The aural density of the film is dramatically counterpointed by the visual sparseness of the Kurdish landscape where, rather than presenting the body of the speaker for the camera, the mountains are featured as the central character of the film. The dominant landscape expresses the paradox of an environment that demands knowledge of its nature in exchange for the protection it can offer. As the film notes, the people who inhabit this region “sing songs to the mountain, not about the mountain.” The mountain thus emerges as an enduring symbol for the guerillas’ ecological framework, as well as a physical landscape that offers alternative forms of survival where statehood has disintegrated. Its epic sense of geological time is represented over the temporal intensities of war. As one of the subjects interviewed in the film states:

Natural geographies have always been sites of protection for people, not because they are there in the service of humans, but because humans are part of that region. Humans have, until the creation of big city states, understood how to live together with nature.

Relatively static, these extended landscape shots lend a certain cool detachment of a war zone, both in its blue palette and its sluggish pace. At points, there is tranquility—an environment in winter stasis. Arsanios’s approach to time—seasonal, political, geological—is indicative of the film’s durational preoccupation, one that also takes into account the precarious future of the Kurdish autonomous women’s movement. As recently as April 2017 alone, the Turkish military carried out airstrikes targeting the feminist militia in northeastern Syria, killing 12 members of the Kurdish Women’s Protection Units. To date, their ability to survive remains uncertain. Who is afraid of ideology? Part I is mindful of these instabilities. The film closes with a single extended shot of a makeshift graveyard deep in snow, its soundtrack of wind and crowing birds now revealed to be the ambient soundtrack for much of the film, even its near-silent opening.

* * *

Who is afraid of ideology? Part I embeds within its title both a question and a limit. During its making, Arsanios admitted the film had become a wider enquiry regarding what kinds of democracies are enabled without a state and what kind of ecologies are produced under the conditions of war. Part I, then, serves as its opening meditation. The title’s question, meanwhile, appears to be directed less towards the subjects who lend their image and voice to the film but to those beyond the guerrilla collective. An address to the viewer perhaps, the title is clearly directed at those who situate themselves outside the logic the movement proposes.
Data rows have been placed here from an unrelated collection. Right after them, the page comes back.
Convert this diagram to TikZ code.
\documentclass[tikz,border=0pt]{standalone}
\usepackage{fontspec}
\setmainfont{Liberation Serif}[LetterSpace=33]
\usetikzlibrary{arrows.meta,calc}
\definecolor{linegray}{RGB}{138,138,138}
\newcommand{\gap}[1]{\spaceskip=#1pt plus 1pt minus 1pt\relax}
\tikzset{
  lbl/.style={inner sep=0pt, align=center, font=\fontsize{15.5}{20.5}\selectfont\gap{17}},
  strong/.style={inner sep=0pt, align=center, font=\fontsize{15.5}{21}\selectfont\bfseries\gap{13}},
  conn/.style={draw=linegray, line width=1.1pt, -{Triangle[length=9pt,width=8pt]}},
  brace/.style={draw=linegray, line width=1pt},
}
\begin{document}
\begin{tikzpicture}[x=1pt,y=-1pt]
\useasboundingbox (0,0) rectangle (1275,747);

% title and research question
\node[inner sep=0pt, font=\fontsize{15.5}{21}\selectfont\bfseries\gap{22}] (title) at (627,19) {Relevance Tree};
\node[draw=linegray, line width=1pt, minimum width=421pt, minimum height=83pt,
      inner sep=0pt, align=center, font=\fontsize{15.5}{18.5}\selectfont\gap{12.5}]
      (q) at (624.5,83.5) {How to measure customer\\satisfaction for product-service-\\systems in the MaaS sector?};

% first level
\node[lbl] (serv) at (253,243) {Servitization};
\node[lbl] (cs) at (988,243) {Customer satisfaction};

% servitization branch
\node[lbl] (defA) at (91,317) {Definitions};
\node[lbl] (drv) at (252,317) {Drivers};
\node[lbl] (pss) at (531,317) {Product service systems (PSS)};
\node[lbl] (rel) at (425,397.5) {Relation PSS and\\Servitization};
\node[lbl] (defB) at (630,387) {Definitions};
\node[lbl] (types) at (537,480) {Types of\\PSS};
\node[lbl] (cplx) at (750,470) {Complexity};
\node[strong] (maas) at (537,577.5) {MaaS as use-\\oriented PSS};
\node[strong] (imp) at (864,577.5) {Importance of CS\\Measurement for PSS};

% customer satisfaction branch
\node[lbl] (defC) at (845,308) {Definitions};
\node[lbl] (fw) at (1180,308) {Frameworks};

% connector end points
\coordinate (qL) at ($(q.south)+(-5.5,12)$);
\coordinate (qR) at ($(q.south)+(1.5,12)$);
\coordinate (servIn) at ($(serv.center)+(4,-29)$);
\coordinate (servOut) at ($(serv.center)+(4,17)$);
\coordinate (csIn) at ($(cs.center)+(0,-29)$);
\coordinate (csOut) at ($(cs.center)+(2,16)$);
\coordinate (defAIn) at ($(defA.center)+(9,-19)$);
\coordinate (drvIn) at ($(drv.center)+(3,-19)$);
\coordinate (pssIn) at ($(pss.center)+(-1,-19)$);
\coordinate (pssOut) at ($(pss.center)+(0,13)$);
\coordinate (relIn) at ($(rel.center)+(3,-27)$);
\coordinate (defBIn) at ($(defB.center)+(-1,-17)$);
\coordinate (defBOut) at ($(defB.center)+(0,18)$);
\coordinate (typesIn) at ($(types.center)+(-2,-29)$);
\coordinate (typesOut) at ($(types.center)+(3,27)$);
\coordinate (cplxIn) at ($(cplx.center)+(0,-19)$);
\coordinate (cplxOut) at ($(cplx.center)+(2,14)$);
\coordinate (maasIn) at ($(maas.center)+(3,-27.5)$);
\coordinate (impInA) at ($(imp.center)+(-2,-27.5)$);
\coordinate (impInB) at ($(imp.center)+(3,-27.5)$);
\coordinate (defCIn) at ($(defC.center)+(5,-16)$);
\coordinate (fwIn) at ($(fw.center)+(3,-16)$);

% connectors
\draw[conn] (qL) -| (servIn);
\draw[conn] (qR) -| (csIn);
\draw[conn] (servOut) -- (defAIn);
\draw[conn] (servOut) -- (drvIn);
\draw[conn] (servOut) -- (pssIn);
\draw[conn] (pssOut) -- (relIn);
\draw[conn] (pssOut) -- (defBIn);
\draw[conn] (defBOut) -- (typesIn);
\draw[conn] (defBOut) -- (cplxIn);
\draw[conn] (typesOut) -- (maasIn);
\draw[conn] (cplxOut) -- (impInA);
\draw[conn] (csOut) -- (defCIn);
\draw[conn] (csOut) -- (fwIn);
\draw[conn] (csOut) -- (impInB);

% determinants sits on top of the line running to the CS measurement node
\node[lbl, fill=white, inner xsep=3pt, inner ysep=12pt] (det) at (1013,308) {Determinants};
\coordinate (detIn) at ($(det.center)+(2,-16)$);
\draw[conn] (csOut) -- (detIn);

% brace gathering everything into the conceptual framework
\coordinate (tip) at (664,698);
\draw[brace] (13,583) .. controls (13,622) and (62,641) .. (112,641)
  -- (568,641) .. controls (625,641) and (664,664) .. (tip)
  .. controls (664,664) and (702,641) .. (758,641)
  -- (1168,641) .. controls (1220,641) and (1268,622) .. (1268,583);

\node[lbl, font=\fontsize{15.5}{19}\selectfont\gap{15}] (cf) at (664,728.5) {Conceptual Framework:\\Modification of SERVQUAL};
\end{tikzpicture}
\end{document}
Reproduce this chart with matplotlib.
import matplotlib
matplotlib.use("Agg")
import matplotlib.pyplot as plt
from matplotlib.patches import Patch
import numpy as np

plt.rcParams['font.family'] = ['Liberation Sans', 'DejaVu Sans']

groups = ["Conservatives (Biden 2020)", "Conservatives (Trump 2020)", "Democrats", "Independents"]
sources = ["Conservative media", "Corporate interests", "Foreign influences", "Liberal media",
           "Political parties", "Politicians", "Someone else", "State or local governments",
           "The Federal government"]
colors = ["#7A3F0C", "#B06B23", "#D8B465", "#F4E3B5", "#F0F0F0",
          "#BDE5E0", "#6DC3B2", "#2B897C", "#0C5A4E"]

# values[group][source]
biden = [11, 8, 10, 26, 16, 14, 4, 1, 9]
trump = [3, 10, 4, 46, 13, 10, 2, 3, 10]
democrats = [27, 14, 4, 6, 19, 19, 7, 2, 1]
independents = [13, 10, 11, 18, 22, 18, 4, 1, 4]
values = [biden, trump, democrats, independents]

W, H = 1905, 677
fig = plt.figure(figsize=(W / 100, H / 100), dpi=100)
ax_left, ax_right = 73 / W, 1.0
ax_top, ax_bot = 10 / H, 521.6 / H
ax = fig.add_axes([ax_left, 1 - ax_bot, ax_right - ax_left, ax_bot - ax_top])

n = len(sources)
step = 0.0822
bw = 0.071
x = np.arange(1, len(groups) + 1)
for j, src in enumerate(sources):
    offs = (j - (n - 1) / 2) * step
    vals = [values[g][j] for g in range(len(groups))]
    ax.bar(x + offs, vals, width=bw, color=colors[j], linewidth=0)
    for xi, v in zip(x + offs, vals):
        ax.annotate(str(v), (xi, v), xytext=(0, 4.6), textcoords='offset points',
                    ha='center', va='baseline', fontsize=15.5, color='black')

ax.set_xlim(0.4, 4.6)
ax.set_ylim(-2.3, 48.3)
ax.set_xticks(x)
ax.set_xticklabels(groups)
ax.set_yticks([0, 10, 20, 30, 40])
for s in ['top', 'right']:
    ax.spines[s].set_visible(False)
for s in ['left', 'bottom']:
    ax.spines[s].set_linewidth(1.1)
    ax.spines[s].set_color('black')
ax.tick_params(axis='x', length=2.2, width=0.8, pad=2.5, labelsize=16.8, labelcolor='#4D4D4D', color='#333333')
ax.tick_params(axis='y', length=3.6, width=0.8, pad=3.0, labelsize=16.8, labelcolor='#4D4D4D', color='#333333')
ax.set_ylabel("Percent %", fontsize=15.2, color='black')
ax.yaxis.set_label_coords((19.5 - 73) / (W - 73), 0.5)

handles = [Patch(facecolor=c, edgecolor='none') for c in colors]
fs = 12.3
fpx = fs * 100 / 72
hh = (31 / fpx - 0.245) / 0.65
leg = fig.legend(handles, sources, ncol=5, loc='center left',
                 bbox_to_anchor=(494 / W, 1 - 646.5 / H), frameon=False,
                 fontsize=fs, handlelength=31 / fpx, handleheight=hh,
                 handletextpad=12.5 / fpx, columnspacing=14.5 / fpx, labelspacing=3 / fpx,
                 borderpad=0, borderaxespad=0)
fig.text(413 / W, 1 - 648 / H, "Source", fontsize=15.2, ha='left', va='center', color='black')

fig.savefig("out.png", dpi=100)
While critiquing Harun Farocki’s 1989 film Bilder der Welt und Inschrift des Krieges (Images of the World and the Inscription of War), art historian Nora M. Alter concludes her essay by quoting filmmaker and theorist Trinh T. Minh-ha:

Documentary reduced to a mere vehicle of facts may be used to advocate a cause, but it does not constitute one in itself… Meaning can therefore be political only when it does not let itself be easily stabilized, and, when it does not rely on any single source of authority, but rather empties it, decentralizes it.

In its narrative disorientations, formal delays, and inversions of image and sound, Who is afraid of ideology? Part I occupies such a politics of disassembly. Indeed, its very materials—including frank displays of physical recording apparatus and conspicuous editorial techniques, aural and visual—appear to reflect upon the precarious conditions that allow its assembly to exist in the first place. As a propositional portrait of guerrilla ethics, the contradictions inherent in the very act of portrayal are pushed to the surface, casting doubt on the conventional documentary’s regime of transparency and its seductive attempts to explain or resolve the complexity of its subjects. Who is afraid of ideology? Part I presents the belief in a documentary that refuses to speak purely in illustration and metaphor, and instead provides multiple points of relation with the human world. A gravestone might signify death, but only within a landscape of the living.